* _Work instructions_
The listing below must be repeated word for word, with its images excluded.

——————————

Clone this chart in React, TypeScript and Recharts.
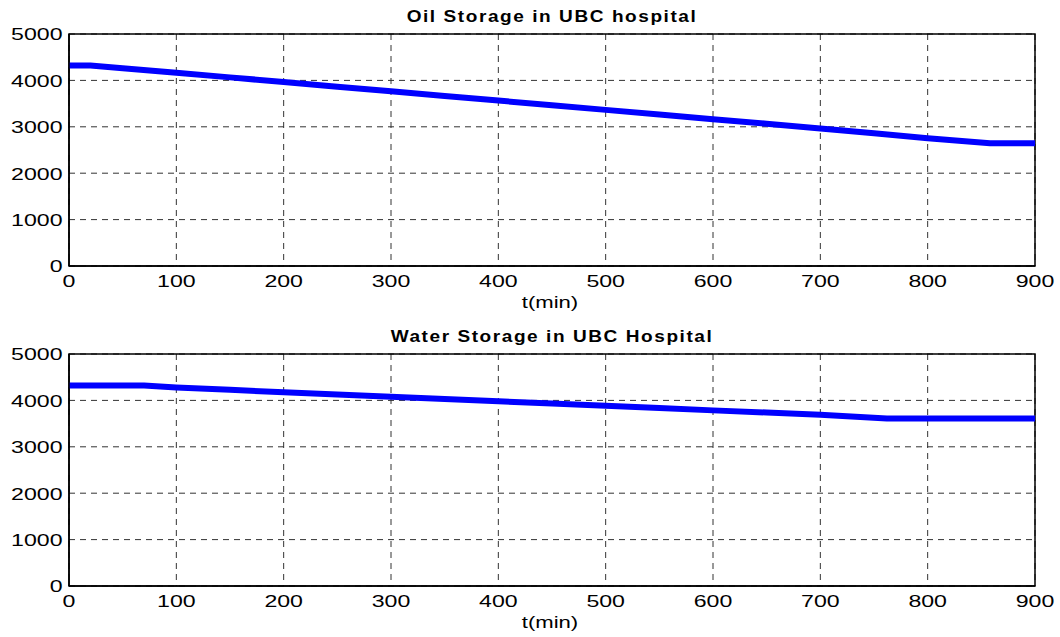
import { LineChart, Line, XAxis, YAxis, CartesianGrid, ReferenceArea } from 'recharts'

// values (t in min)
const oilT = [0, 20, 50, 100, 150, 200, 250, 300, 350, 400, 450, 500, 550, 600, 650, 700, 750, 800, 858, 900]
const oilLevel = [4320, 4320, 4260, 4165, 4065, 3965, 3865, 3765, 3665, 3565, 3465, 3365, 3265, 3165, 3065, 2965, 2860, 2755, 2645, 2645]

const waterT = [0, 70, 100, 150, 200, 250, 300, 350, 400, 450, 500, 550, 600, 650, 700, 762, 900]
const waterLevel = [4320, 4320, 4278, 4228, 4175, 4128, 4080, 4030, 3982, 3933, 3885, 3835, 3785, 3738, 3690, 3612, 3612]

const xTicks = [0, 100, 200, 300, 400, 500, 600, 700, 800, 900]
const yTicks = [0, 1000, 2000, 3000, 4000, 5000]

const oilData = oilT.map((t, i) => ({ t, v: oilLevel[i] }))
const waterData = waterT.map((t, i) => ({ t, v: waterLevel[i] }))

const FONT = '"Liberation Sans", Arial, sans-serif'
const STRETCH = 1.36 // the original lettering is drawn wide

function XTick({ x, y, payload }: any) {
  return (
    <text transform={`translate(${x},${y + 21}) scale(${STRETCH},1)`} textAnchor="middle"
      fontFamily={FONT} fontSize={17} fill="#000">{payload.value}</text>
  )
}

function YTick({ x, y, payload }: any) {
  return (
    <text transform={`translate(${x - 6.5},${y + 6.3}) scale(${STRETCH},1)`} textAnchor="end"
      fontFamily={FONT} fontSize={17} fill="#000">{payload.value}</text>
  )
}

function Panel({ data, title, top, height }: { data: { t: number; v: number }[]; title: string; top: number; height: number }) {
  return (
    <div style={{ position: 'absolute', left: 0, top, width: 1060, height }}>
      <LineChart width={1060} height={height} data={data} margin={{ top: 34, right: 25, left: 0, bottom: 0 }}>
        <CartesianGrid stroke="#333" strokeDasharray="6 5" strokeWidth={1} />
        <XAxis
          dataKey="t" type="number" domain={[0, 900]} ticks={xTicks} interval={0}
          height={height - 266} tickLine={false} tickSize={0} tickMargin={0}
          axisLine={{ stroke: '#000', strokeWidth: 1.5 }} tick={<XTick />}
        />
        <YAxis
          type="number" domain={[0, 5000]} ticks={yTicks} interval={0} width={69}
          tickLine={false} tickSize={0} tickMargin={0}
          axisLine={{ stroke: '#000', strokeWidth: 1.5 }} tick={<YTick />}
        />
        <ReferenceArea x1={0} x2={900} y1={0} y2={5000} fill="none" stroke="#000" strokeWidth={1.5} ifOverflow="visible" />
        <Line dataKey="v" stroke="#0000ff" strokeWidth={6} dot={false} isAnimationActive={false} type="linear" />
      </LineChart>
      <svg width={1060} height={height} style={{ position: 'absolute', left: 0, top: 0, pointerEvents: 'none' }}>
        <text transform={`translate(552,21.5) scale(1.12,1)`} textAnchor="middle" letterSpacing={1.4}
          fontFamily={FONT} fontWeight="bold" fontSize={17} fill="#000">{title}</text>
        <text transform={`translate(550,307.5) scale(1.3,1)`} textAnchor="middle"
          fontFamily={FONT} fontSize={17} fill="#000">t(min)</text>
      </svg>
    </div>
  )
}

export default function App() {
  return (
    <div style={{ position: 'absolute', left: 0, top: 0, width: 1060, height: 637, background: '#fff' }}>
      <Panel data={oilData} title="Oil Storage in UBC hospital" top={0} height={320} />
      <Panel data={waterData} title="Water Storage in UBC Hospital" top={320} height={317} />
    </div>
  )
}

——————————

* _Solution_
Clone this chart in React, TypeScript and Recharts.
import { LineChart, Line, XAxis, YAxis, CartesianGrid, ReferenceArea } from 'recharts'

// values (t in min)
const oilT = [0, 20, 50, 100, 150, 200, 250, 300, 350, 400, 450, 500, 550, 600, 650, 700, 750, 800, 858, 900]
const oilLevel = [4320, 4320, 4260, 4165, 4065, 3965, 3865, 3765, 3665, 3565, 3465, 3365, 3265, 3165, 3065, 2965, 2860, 2755, 2645, 2645]

const waterT = [0, 70, 100, 150, 200, 250, 300, 350, 400, 450, 500, 550, 600, 650, 700, 762, 900]
const waterLevel = [4320, 4320, 4278, 4228, 4175, 4128, 4080, 4030, 3982, 3933, 3885, 3835, 3785, 3738, 3690, 3612, 3612]

const xTicks = [0, 100, 200, 300, 400, 500, 600, 700, 800, 900]
const yTicks = [0, 1000, 2000, 3000, 4000, 5000]

const oilData = oilT.map((t, i) => ({ t, v: oilLevel[i] }))
const waterData = waterT.map((t, i) => ({ t, v: waterLevel[i] }))

const FONT = '"Liberation Sans", Arial, sans-serif'
const STRETCH = 1.36 // the original lettering is drawn wide

function XTick({ x, y, payload }: any) {
  return (
    <text transform={`translate(${x},${y + 21}) scale(${STRETCH},1)`} textAnchor="middle"
      fontFamily={FONT} fontSize={17} fill="#000">{payload.value}</text>
  )
}

function YTick({ x, y, payload }: any) {
  return (
    <text transform={`translate(${x - 6.5},${y + 6.3}) scale(${STRETCH},1)`} textAnchor="end"
      fontFamily={FONT} fontSize={17} fill="#000">{payload.value}</text>
  )
}

function Panel({ data, title, top, height }: { data: { t: number; v: number }[]; title: string; top: number; height: number }) {
  return (
    <div style={{ position: 'absolute', left: 0, top, width: 1060, height }}>
      <LineChart width={1060} height={height} data={data} margin={{ top: 34, right: 25, left: 0, bottom: 0 }}>
        <CartesianGrid stroke="#333" strokeDasharray="6 5" strokeWidth={1} />
        <XAxis
          dataKey="t" type="number" domain={[0, 900]} ticks={xTicks} interval={0}
          height={height - 266} tickLine={false} tickSize={0} tickMargin={0}
          axisLine={{ stroke: '#000', strokeWidth: 1.5 }} tick={<XTick />}
        />
        <YAxis
          type="number" domain={[0, 5000]} ticks={yTicks} interval={0} width={69}
          tickLine={false} tickSize={0} tickMargin={0}
          axisLine={{ stroke: '#000', strokeWidth: 1.5 }} tick={<YTick />}
        />
        <ReferenceArea x1={0} x2={900} y1={0} y2={5000} fill="none" stroke="#000" strokeWidth={1.5} ifOverflow="visible" />
        <Line dataKey="v" stroke="#0000ff" strokeWidth={6} dot={false} isAnimationActive={false} type="linear" />
      </LineChart>
      <svg width={1060} height={height} style={{ position: 'absolute', left: 0, top: 0, pointerEvents: 'none' }}>
        <text transform={`translate(552,21.5) scale(1.12,1)`} textAnchor="middle" letterSpacing={1.4}
          fontFamily={FONT} fontWeight="bold" fontSize={17} fill="#000">{title}</text>
        <text transform={`translate(550,307.5) scale(1.3,1)`} textAnchor="middle"
          fontFamily={FONT} fontSize={17} fill="#000">t(min)</text>
      </svg>
    </div>
  )
}

export default function App() {
  return (
    <div style={{ position: 'absolute', left: 0, top: 0, width: 1060, height: 637, background: '#fff' }}>
      <Panel data={oilData} title="Oil Storage in UBC hospital" top={0} height={320} />
      <Panel data={waterData} title="Water Storage in UBC Hospital" top={320} height={317} />
    </div>
  )
}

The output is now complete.